Not for the first time she struck an obstinate seam in Martin. He turned a deaf ear both to her cajolings and her reproaches. To some degree he felt himself responsible for Corinna, as a man must do who acts as escort or what you will to an attractive and penniless young woman. If she had decided to rush home to England, it was certainly his duty to make commodious arrangements for her journey.
“I’m going to loaf about to-day,” he announced.
“Like the selfish pig you always are,” said Corinna.
“Comme tu veux,” said Martin cheerfully.
“Can’t you see I want you to go away for the afternoon?” said Corinna angrily.
“Any idiot could see that,” replied Martin.
“Then why don’t you?”
“I want to keep an eye on you.”
She flushed scarlet and rose from the table. “All right. Spy as much as you like. It doesn’t matter to me.”
Once more she left him with a dramatic whirl of skirts. The procedure having become monotonous impressed Martin less than on previous occasions. He even smiled at the conscious smile of sagacity. There was something up, he reflected, with Corinna, or he would eat his hat. She contemplated some idiotic action. Of that there could be no doubt. It behoved him, as the only protector she had in the world, to mount guard.

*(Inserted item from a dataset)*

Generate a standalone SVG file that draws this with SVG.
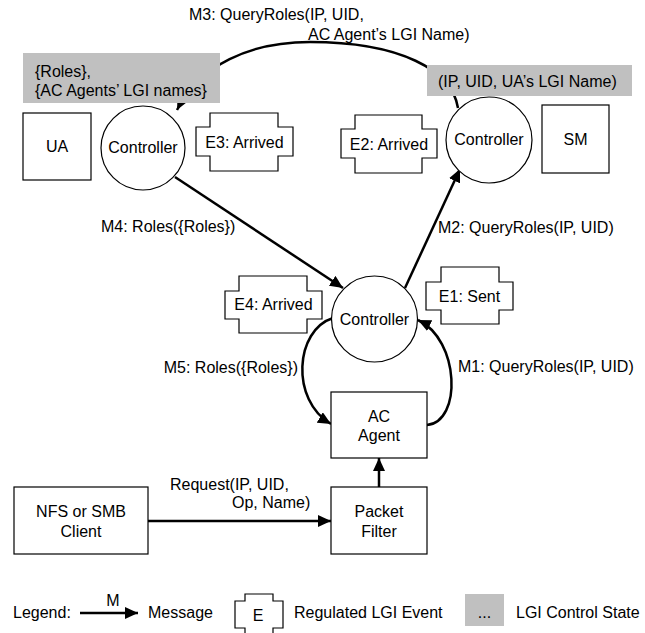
<svg xmlns="http://www.w3.org/2000/svg" width="645" height="633" viewBox="0 0 645 633">
<style>
text{font-family:"Liberation Sans",Arial,sans-serif;font-size:16px;fill:#000}
.c{text-anchor:middle}
.e{text-anchor:end}
.node{fill:#fff;stroke:#000;stroke-width:1.2}
.state{fill:#c0c0c0;stroke:none}
.conn{fill:none;stroke:#000;stroke-width:2.5}
</style>
<defs>
<marker id="ah" markerUnits="userSpaceOnUse" markerWidth="14" markerHeight="12" refX="13" refY="6" orient="auto">
<path d="M0,0 L13,6 L0,12 Z" fill="#000"/>
</marker>
</defs>

<g id="connectors">
<path id="m3" class="conn" d="M458,108 C452,70 400,42 310,42 C250,42 200,65 177,110" marker-end="url(#ah)"/>
<path id="m4" class="conn" d="M175,177 L343,288" marker-end="url(#ah)"/>
<path id="m2" class="conn" d="M405,288 L460,169" marker-end="url(#ah)"/>
<path id="m1" class="conn" d="M427,425 C462,422 460,340 418,320" marker-end="url(#ah)"/>
<path id="m5" class="conn" d="M333,318 C295,330 290,400 331,424" marker-end="url(#ah)"/>
<path id="pf-ac" class="conn" d="M379,487 L379,458" marker-end="url(#ah)"/>
<path id="req" class="conn" d="M148,521 L331,521" marker-end="url(#ah)"/>
</g>

<g id="labels">
<text x="189" y="20">M3: QueryRoles(IP, UID,</text>
<text x="308" y="40">AC Agent’s LGI Name)</text>
<text x="101" y="232">M4: Roles({Roles})</text>
<text x="438" y="233">M2: QueryRoles(IP, UID)</text>
<text x="298" y="373" class="e">M5: Roles({Roles})</text>
<text x="458" y="372">M1: QueryRoles(IP, UID)</text>
<text x="170" y="490">Request(IP, UID,</text>
<text x="232" y="508">Op, Name)</text>
</g>

<g id="state-left">
<rect class="state" x="23" y="53" width="197" height="50"/>
<text x="35" y="77">{Roles},</text>
<text x="35" y="96">{AC Agents’ LGI names}</text>
</g>
<g id="state-right">
<rect class="state" x="427" y="65" width="205" height="31"/>
<text x="438" y="87">(IP, UID, UA’s LGI Name)</text>
</g>

<g id="ua">
<rect class="node" x="23" y="113" width="68" height="67"/>
<text x="57" y="152" class="c">UA</text>
</g>
<g id="controller-ua">
<circle class="node" cx="143" cy="148" r="42"/>
<text x="143" y="153" class="c">Controller</text>
</g>
<g id="e3">
<polygon class="node" points="210,113 278,113 278,127 293,127 293,156 278,156 278,171 210,171 210,156 196,156 196,127 210,127"/>
<text x="244.5" y="148" class="c">E3: Arrived</text>
</g>
<g id="e2">
<polygon class="node" points="355,115 422,115 422,129 437,129 437,158 422,158 422,173 355,173 355,158 341,158 341,129 355,129"/>
<text x="389" y="150" class="c">E2: Arrived</text>
</g>
<g id="controller-sm">
<circle class="node" cx="489" cy="140" r="43"/>
<text x="489" y="145" class="c">Controller</text>
</g>
<g id="sm">
<rect class="node" x="542" y="105" width="67" height="68"/>
<text x="575.5" y="145" class="c">SM</text>
</g>
<g id="e4">
<polygon class="node" points="239,276 307,276 307,291 322,291 322,319 307,319 307,333 239,333 239,319 225,319 225,291 239,291"/>
<text x="273.5" y="310" class="c">E4: Arrived</text>
</g>
<g id="controller-ac">
<circle class="node" cx="374.5" cy="319" r="43"/>
<text x="374.5" y="325" class="c">Controller</text>
</g>
<g id="e1">
<polygon class="node" points="441,267 499,267 499,282 513,282 513,310 499,310 499,324 441,324 441,310 426,310 426,282 441,282"/>
<text x="469.5" y="302" class="c">E1: Sent</text>
</g>
<g id="ac-agent">
<rect class="node" x="331" y="392" width="96" height="66"/>
<text x="379" y="422" class="c">AC</text>
<text x="379" y="441" class="c">Agent</text>
</g>
<g id="nfs-client">
<rect class="node" x="14" y="487" width="134" height="67"/>
<text x="81" y="517" class="c">NFS or SMB</text>
<text x="81" y="537" class="c">Client</text>
</g>
<g id="packet-filter">
<rect class="node" x="331" y="487" width="96" height="67"/>
<text x="379" y="517" class="c">Packet</text>
<text x="379" y="537" class="c">Filter</text>
</g>

<g id="legend">
<text x="13" y="618">Legend:</text>
<path class="conn" d="M80,613 L138,613" marker-end="url(#ah)"/>
<text x="113" y="606" class="c">M</text>
<text x="148" y="618">Message</text>
<polygon class="node" points="245,594 273,594 273,601 283,601 283,628 273,628 273,645 245,645 245,628 235,628 235,601 245,601"/>
<text x="258" y="621" class="c">E</text>
<text x="294" y="618">Regulated LGI Event</text>
<rect class="state" x="465" y="594" width="39" height="32"/>
<text x="484.5" y="618" class="c">...</text>
<text x="516" y="618">LGI Control State</text>
</g>
</svg>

He mounted guard, therefore, over cigarette and coffee in the vestibule of the hotel, and for some time held entertaining converse with Bigourdin on the decadence of Germanic culture, and while Martin was expounding the futile vulgarity of the spectacle of Sumurum which, on one of his rare visits to places of amusement, he had witnessed in London, the word of Corinna’s enigma was suddenly and dustily flashed upon him.
From a dusty two-seater car that drew up noisily at the door, sprang a dusty youth with a reddish face and a little black moustache.
“Is Mademoiselle Hastings in the hotel?” he asked.
“Yes, monsieur,” said Bigourdin.
“Will you kindly let her know that I am here—Monsieur Camille Fargot?”
“Monsieur Fargot,” repeated Bigourdin.
“Mademoiselle Hastings expects me,” said the young man.
“Bien, monsieur,” said Bigourdin. He retired, his duty as a good innkeeper compelling him.
Martin, comfortable in his cane chair, lit another cigarette and with dispassionate criticism inspected Monsieur Camille Fargot, who stood in the doorway, his back to the vestibule, frowning resentfully on the little car.
This then was the word of Corinna’s enigma. To summon him by telegraph had been the object of her sortie in the hat with the pheasant’s plume. To welcome him had been the reason of her festive garb. In order to hold unembarrassed converse she had tried to send Martin away to photograph Bourdeilles. This then was the famous student in medicine who was supposed to have won Corinna’s heart. Martin who had of late added mightily to his collection of remarkable men thought him as commonplace a young student as he had encountered since the far off days of Margett’s Universal College. He seemed an indeterminate, fretful person, the kind of male over whom Corinna in her domineering way would gallop and re-gallop until she had trampled the breath out of him. Being a kindly soul, he began to feel sorry for Camille Fargot. He was tempted to go up to the young fellow, lay a hand on his shoulder and say: “If you want to lead a happy married life, my dear chap, drive straight back to Bordeaux and marry somebody else.” By doing so, he would indubitably contribute to the greatest happiness of the greatest number of human beings and would rank among the philanthropists of his generation. But Martin still retained much of his timidity and he also had a comradely feeling towards Corinna. If she regarded this dusty and undistinguished young gentleman as the rock of her salvation, who was he, powerless himself to indicate any other rock of any kind, to offer objection?
So realising the absurdity of standing on guard against so insignificant a danger as Monsieur Camille Fargot, student in medicine, and not desiring to disconcert Corinna by his presence should she descend to the vestibule to meet her lover, he courteously begged pardon of the frowning young man who blocked the doorway, and, passing by him, walked meditatively down the road.